STATED PROBLEM >> Leave the pictures out and quote every line from the start of the listing to the line with "return str(v).replace('.', ',')", inclusive.

COLLECTED MATERIAL >>
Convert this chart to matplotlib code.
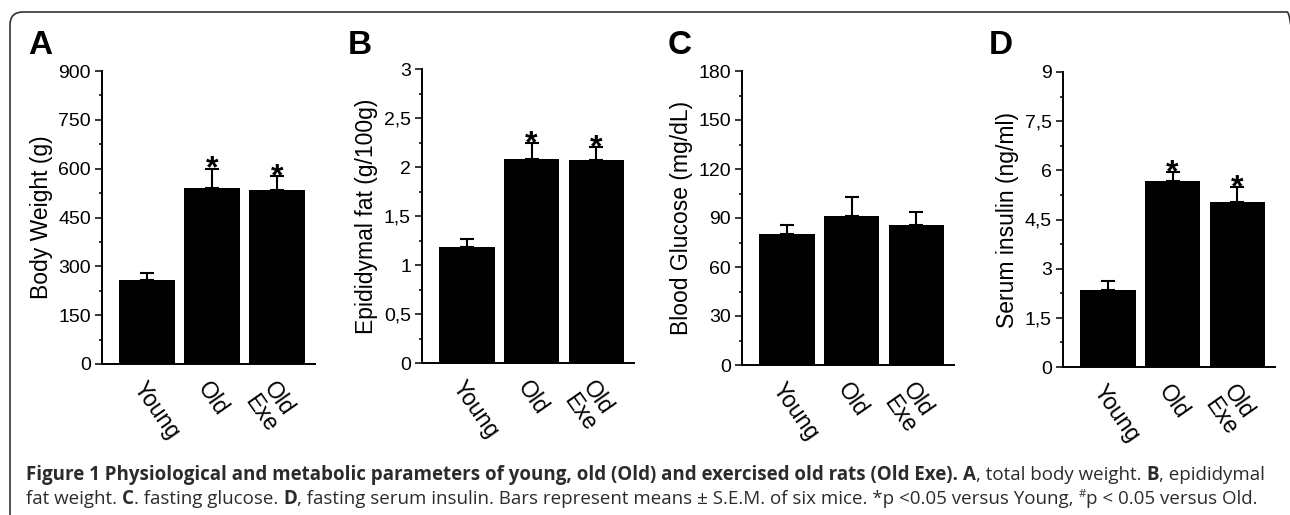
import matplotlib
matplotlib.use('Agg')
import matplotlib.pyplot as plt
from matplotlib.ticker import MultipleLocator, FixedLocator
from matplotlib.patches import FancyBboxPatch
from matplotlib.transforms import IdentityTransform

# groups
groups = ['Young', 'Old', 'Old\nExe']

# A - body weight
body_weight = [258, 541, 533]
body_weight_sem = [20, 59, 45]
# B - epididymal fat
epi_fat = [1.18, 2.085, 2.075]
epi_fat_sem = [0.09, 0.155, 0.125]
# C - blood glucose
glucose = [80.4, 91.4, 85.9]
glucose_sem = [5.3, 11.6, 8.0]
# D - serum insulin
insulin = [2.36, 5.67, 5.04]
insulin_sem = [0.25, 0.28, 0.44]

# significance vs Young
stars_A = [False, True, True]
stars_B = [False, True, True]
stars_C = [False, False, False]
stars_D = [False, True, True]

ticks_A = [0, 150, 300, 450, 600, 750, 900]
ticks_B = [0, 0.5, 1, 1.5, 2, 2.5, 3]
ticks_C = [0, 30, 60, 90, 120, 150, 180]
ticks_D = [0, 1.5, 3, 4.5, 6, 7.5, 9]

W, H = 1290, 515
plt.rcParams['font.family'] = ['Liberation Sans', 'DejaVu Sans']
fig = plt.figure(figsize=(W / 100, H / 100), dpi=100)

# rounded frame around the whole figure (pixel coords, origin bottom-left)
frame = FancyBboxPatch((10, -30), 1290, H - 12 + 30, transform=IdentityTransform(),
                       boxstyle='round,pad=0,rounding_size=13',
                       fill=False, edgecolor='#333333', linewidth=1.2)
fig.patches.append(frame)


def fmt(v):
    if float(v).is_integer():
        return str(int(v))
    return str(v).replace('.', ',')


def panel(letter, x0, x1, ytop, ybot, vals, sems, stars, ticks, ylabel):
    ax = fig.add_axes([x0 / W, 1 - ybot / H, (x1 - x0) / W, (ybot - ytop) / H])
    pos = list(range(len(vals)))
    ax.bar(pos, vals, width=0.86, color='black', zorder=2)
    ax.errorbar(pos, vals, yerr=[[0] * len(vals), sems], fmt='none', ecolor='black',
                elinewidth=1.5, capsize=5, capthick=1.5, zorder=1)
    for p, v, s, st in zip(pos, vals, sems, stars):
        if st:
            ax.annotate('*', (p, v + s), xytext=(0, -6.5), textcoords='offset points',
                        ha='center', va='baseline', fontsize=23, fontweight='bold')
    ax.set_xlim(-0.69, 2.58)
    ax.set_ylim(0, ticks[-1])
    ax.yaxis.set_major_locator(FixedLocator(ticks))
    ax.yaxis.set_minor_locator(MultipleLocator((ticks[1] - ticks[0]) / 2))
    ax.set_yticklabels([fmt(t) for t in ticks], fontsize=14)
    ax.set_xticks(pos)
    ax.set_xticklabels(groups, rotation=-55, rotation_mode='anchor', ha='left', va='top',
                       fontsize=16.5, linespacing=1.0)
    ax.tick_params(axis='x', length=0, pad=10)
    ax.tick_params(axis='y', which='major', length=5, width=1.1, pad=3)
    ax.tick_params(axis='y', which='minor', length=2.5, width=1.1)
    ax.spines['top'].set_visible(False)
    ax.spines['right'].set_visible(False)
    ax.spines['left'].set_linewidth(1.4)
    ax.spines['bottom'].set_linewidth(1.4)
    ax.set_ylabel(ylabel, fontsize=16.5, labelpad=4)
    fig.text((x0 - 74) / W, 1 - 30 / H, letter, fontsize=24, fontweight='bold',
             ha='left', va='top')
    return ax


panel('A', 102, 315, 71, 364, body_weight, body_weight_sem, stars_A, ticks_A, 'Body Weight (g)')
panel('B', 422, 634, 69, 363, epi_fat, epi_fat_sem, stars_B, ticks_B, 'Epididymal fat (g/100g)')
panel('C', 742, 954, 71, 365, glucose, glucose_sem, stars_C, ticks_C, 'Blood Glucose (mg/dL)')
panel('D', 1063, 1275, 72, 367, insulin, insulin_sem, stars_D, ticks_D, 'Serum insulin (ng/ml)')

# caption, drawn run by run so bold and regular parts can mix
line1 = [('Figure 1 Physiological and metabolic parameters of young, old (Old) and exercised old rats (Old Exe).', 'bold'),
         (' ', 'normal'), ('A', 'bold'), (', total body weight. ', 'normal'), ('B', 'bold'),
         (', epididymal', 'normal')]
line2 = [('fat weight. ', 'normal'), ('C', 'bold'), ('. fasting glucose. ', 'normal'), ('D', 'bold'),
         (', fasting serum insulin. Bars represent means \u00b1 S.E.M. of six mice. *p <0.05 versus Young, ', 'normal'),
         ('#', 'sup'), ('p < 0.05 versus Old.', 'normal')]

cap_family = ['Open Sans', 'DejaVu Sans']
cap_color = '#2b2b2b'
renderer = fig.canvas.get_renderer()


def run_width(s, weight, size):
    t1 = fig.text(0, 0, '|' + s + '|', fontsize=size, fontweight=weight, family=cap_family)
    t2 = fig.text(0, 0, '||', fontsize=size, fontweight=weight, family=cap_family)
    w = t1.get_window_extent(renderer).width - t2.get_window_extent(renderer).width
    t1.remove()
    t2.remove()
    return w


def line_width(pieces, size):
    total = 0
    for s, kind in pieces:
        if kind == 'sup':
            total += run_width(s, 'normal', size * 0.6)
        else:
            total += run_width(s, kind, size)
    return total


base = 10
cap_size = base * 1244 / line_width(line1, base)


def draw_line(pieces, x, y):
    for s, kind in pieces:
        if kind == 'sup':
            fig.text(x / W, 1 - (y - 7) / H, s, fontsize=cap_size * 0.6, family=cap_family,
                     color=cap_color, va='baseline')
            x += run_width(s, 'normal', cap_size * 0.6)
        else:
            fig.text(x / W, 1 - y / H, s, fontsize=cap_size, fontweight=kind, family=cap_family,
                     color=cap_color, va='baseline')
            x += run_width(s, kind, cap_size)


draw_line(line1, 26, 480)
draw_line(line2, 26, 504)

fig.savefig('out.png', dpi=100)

COMPLETE OUTPUT >>
Convert this chart to matplotlib code.
import matplotlib
matplotlib.use('Agg')
import matplotlib.pyplot as plt
from matplotlib.ticker import MultipleLocator, FixedLocator
from matplotlib.patches import FancyBboxPatch
from matplotlib.transforms import IdentityTransform

# groups
groups = ['Young', 'Old', 'Old\nExe']

# A - body weight
body_weight = [258, 541, 533]
body_weight_sem = [20, 59, 45]
# B - epididymal fat
epi_fat = [1.18, 2.085, 2.075]
epi_fat_sem = [0.09, 0.155, 0.125]
# C - blood glucose
glucose = [80.4, 91.4, 85.9]
glucose_sem = [5.3, 11.6, 8.0]
# D - serum insulin
insulin = [2.36, 5.67, 5.04]
insulin_sem = [0.25, 0.28, 0.44]

# significance vs Young
stars_A = [False, True, True]
stars_B = [False, True, True]
stars_C = [False, False, False]
stars_D = [False, True, True]

ticks_A = [0, 150, 300, 450, 600, 750, 900]
ticks_B = [0, 0.5, 1, 1.5, 2, 2.5, 3]
ticks_C = [0, 30, 60, 90, 120, 150, 180]
ticks_D = [0, 1.5, 3, 4.5, 6, 7.5, 9]

W, H = 1290, 515
plt.rcParams['font.family'] = ['Liberation Sans', 'DejaVu Sans']
fig = plt.figure(figsize=(W / 100, H / 100), dpi=100)

# rounded frame around the whole figure (pixel coords, origin bottom-left)
frame = FancyBboxPatch((10, -30), 1290, H - 12 + 30, transform=IdentityTransform(),
                       boxstyle='round,pad=0,rounding_size=13',
                       fill=False, edgecolor='#333333', linewidth=1.2)
fig.patches.append(frame)


def fmt(v):
    if float(v).is_integer():
        return str(int(v))
    return str(v).replace('.', ',')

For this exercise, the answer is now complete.